Drive In Saturday parte do pressuposto, que o povo depois do holocausto, agredido pela radiação que ataca os órgãos sexuais e atrofiam os instintos, acaba por esquecer como amar com relações sexuais. Sobra como opção tentar reaprender assistindo filmes nos drive-ins mundo afora.
Outra faixa, Panic In Detroit nasceu de um bate papo com Iggy Pop, que contava sobre sonhos de rebelião dele, Iggy, e de seus amigos de escola, contra essa cidade. Imagens de jovens entrincheirados com metralhadoras nas mãos, chiclete na boca e uma boina na cabeça sendo encarregados a defender o sonho de derrotar o sistema mesmo que a bala. Depois que Iggy foi embora Bowie escreve a letra imaginando Iggy Pop como um Che Guevara americano, membro da Gangue Nacional do Povo, fazendo bolas de chiclete, dentro de um caminhão à diesel. Mick Ronson nos oferece um ritmo bem pesado, a la Bo Diddley.
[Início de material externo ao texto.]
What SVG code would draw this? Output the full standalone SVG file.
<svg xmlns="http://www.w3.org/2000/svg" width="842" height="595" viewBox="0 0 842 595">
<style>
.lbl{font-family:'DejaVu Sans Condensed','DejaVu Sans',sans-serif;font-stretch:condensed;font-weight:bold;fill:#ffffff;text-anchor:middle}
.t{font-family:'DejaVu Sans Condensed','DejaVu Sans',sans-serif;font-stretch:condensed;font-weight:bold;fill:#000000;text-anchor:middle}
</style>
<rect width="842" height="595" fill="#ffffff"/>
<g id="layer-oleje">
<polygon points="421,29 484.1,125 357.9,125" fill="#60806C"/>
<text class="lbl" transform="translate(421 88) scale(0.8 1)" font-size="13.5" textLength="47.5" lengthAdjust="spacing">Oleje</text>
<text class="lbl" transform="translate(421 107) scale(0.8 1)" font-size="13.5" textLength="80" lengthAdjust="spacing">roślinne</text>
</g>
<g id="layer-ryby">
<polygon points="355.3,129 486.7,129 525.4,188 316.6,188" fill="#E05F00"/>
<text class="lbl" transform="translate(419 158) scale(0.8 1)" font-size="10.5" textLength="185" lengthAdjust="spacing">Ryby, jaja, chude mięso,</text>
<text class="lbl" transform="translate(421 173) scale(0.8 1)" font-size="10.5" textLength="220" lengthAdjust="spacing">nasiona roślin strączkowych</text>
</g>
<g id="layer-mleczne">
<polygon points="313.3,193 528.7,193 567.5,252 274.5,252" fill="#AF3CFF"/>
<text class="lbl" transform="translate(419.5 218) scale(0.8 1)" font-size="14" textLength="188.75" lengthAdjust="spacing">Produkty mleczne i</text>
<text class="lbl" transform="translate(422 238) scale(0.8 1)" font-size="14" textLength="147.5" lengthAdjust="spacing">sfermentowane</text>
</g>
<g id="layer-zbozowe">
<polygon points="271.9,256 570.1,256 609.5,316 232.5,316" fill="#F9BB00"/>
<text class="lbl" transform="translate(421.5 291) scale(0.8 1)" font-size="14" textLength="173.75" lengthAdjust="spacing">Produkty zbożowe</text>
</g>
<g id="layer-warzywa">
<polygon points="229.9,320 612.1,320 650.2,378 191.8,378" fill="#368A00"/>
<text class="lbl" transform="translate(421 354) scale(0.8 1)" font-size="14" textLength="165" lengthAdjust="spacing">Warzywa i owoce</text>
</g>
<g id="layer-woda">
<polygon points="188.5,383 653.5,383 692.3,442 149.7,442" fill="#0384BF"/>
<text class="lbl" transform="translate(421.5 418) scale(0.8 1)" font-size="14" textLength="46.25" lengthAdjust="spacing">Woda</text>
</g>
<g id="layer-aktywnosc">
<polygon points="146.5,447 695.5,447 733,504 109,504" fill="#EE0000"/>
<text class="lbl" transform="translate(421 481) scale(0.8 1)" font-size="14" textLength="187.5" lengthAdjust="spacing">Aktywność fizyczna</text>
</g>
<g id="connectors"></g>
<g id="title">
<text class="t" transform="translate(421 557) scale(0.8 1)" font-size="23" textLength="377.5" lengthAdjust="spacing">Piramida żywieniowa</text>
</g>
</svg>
O suingue nos remete a agressividade quando adiante outra guitarra sua, ultra destorcida, nos chicoteia com dissonâncias criando um clima de frenesi superbo.
Cracked Actor nos apresenta como personagem, um ator envelhecido e decadente, mal intencionado e mercenário.
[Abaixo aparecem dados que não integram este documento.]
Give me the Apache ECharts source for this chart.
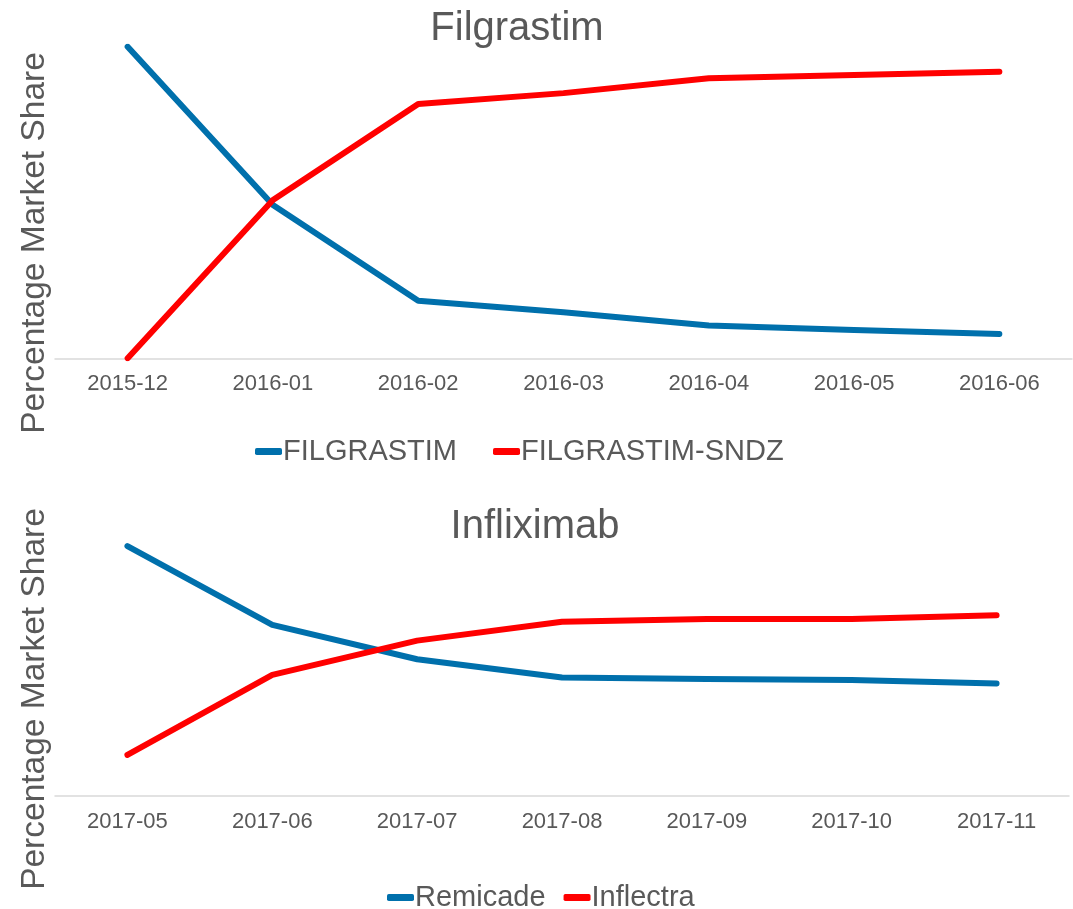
<!DOCTYPE html>
<html>
<head>
<meta charset="utf-8">
<script src="https://cdn.jsdelivr.net/npm/echarts@6/dist/echarts.min.js"></script>
<style>
  html, body { margin: 0; padding: 0; background: #fff; }
  #main { width: 1073px; height: 909px; }
</style>
</head>
<body>
<div id="main"></div>
<script>
// top panel: Filgrastim
var filMonths = ['2015-12', '2016-01', '2016-02', '2016-03', '2016-04', '2016-05', '2016-06'];
var filgrastim = [100, 49.2, 18.5, 14.8, 10.5, 9.1, 7.8];
var filgrastimSndz = [0, 50.8, 81.6, 85.1, 89.9, 90.9, 92.0];

// bottom panel: Infliximab
var infMonths = ['2017-05', '2017-06', '2017-07', '2017-08', '2017-09', '2017-10', '2017-11'];
var remicade = [85.9, 58.8, 47.0, 40.7, 40.2, 39.9, 38.7];
var inflectra = [14.1, 41.6, 53.4, 59.9, 60.8, 60.8, 62.1];

var BLUE = '#0070ac';
var RED = '#ff0000';
var GREY = '#595959';
var FONT = '"Liberation Sans", Arial, sans-serif';

var myChart = echarts.init(document.getElementById('main'));

function lineSeries(name, data, color, idx) {
    return {
        name: name,
        type: 'line',
        xAxisIndex: idx,
        yAxisIndex: idx,
        data: data,
        symbol: 'none',
        smooth: false,
        lineStyle: { color: color, width: 6, cap: 'round', join: 'round' },
        itemStyle: { color: color }
    };
}

function xAxisFor(months, idx) {
    return {
        type: 'category',
        gridIndex: idx,
        data: months,
        boundaryGap: true,
        axisLine: { lineStyle: { color: '#d9d9d9', width: 1.5 } },
        axisTick: { show: false },
        axisLabel: { color: GREY, fontSize: 22, fontFamily: FONT, margin: 15 }
    };
}

function yAxisFor(idx) {
    return {
        type: 'value',
        gridIndex: idx,
        min: 0,
        max: 100,
        axisLine: { show: false },
        axisTick: { show: false },
        axisLabel: { show: false },
        splitLine: { show: false }
    };
}

var option = {
    backgroundColor: '#fff',
    animation: false,
    title: [
        { text: 'Filgrastim', left: 512, top: 4, textAlign: 'center',
          textStyle: { color: GREY, fontSize: 40, fontWeight: 'normal', fontFamily: FONT } },
        { text: 'Infliximab', left: 530, top: 502, textAlign: 'center',
          textStyle: { color: GREY, fontSize: 40, fontWeight: 'normal', fontFamily: FONT } }
    ],
    legend: [
        { data: ['FILGRASTIM', 'FILGRASTIM-SNDZ'], top: 432, left: 250,
          icon: 'roundRect', itemWidth: 27, itemHeight: 7, itemGap: 36,
          textStyle: { color: GREY, fontSize: 29, fontFamily: FONT, padding: [0, 0, 0, -4] } },
        { data: ['Remicade', 'Inflectra'], top: 878, left: 382,
          icon: 'roundRect', itemWidth: 27, itemHeight: 7, itemGap: 18,
          textStyle: { color: GREY, fontSize: 29, fontFamily: FONT, padding: [0, 0, 0, -4] } }
    ],
    grid: [
        { left: 55, right: 1, top: 46.7, height: 311.6 },
        { left: 55, right: 4, top: 505, height: 291 }
    ],
    xAxis: [xAxisFor(filMonths, 0), xAxisFor(infMonths, 1)],
    yAxis: [yAxisFor(0), yAxisFor(1)],
    graphic: [
        { type: 'text', x: 35, y: 243, rotation: Math.PI / 2,
          style: { text: 'Percentage Market Share', fill: GREY, fontSize: 33.5, fontFamily: FONT,
                   align: 'center', verticalAlign: 'middle' } },
        { type: 'text', x: 35, y: 699, rotation: Math.PI / 2,
          style: { text: 'Percentage Market Share', fill: GREY, fontSize: 33.5, fontFamily: FONT,
                   align: 'center', verticalAlign: 'middle' } }
    ],
    series: [
        lineSeries('FILGRASTIM', filgrastim, BLUE, 0),
        lineSeries('FILGRASTIM-SNDZ', filgrastimSndz, RED, 0),
        lineSeries('Remicade', remicade, BLUE, 1),
        lineSeries('Inflectra', inflectra, RED, 1)
    ]
};

myChart.setOption(option);
</script>
</body>
</html>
Na concepção original do álbum, Time abre o segundo lado trazendo de volta Mike Garson com seu piano que nos remete direto para o teatro. Bowie interpreta e questiona no melhor estilo Brecht - Weill, a máxima de Shakespere, ao refletir que o mundo não é um palco e sim o camarim. E ao pisar no palco, o tempo para. A frase (...) demanding Billy Dolls (...), é uma referência a Billy Murcia, baterista do New York Dolls que acabara de morrer em Londres no verão.
Let's Spend The Night Together, canção heterossexual da década de sessenta, apresentada aqui com uma versão espacial e futurista, Bowie parece tentar implicar a idéia de que ela fora composta referindo-se a homossexualidade. Enquanto a banda ataca com pique, ela é instigânte. No final o tempo cai assim como um pouco do interesse.
Jean Genie novamente oferece outra batida e riff de puro Bo Diddley. Uma das melhores músicas do disco justamente pelo riff hipnótico como um mantra e pesado como Ronson sabe ser.
Finalmente fechando, Lady Grinning Soul, em uma das interpretações mais bonitas de David Bowie em toda sua carreira. Essa balada é lindamente arranjada com violões de seis e doze cordas, além de um piano riquíssimo, novamente nas mãos de Garson.
Uma álbum conceitual? Não exatamente. Mas certamente uma experiência musical da qual o ouvinte não conseguirá ficar indiferente. Vale a pena conferir.